I’d rather some books or a stack of magazines I can thumb through — everybody gets to choose their own “channel” without bothering anybody else.
One thing’s for sure: You don’t choose a doctor based on the quality of the television programming in the waiting room!
Still, given that most people are addicted to television, I guess having satellite TV in a waiting room could give you a small transient advantage. DirecTV offers this fact as proof: “90% of business subscribers believe DirecTV increases their business.”
Yeah, and lots of people believe things that aren’t actually true. You must be running a pretty shoddy business if TV programming brings more customers in. (One possible exception: health clubs.)

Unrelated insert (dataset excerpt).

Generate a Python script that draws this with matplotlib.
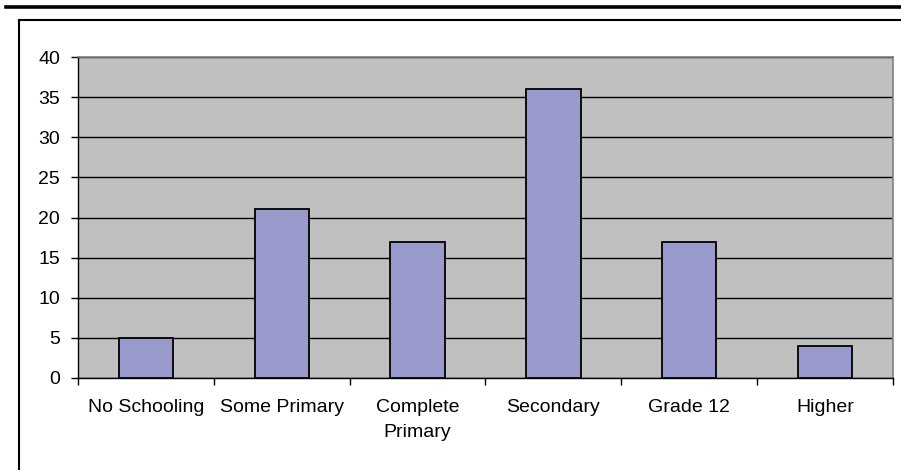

But let’s move on to a separate claim — the most ludicrous claim I’ve probably ever encountered in advertising.
In this particular mailing, there is a buck slip with six so-called “facts” for how DirecTV improves a business.
Fact #6 is the one that just kills me: “Employees are more productive when they have a constant connection to current events.”
Wait a second. Am I reading that correctly — that employees are more productive when they’re constantly connected to a television?!
If improving employee productivity were really that easy, our GDP should be growing by double digits every quarter. Just watch more TV — and watch those numbers climb!
It’s clear to me that whoever wrote the copy for this promo is not an entrepreneur and has never run a business in his or her life. Heck, the copywriter doesn’t even understand what business is about.
Here are some tips for the marketing folks at DirecTV:
First, stop the B.S. Employees don’t work harder when they’re watching TV.
Second, how’s about you actually put some effort into a little thing called list selection.
I can think of three groups of business owners who might be interested in getting DirecTV for their businesses: doctors who have waiting rooms; auto shops that have waiting rooms; and high-end health clubs that want to differentiate from low-end fitness centers.
Write the promo for one type of business — and then send it to just those businesses. I work from my home and have no employees. What need do I have for TV programming in my study?
None. Nada. Zip.
But I guess DirecTV doesn’t know that because they used the shotgun approach to send out a ridiculous sales piece to a whole bunch of business owners — because all businesses will get more customers with better TV programming!
Lesson: Direct mail that is not targeted properly and is not based in reality is doomed to fail. Be wise.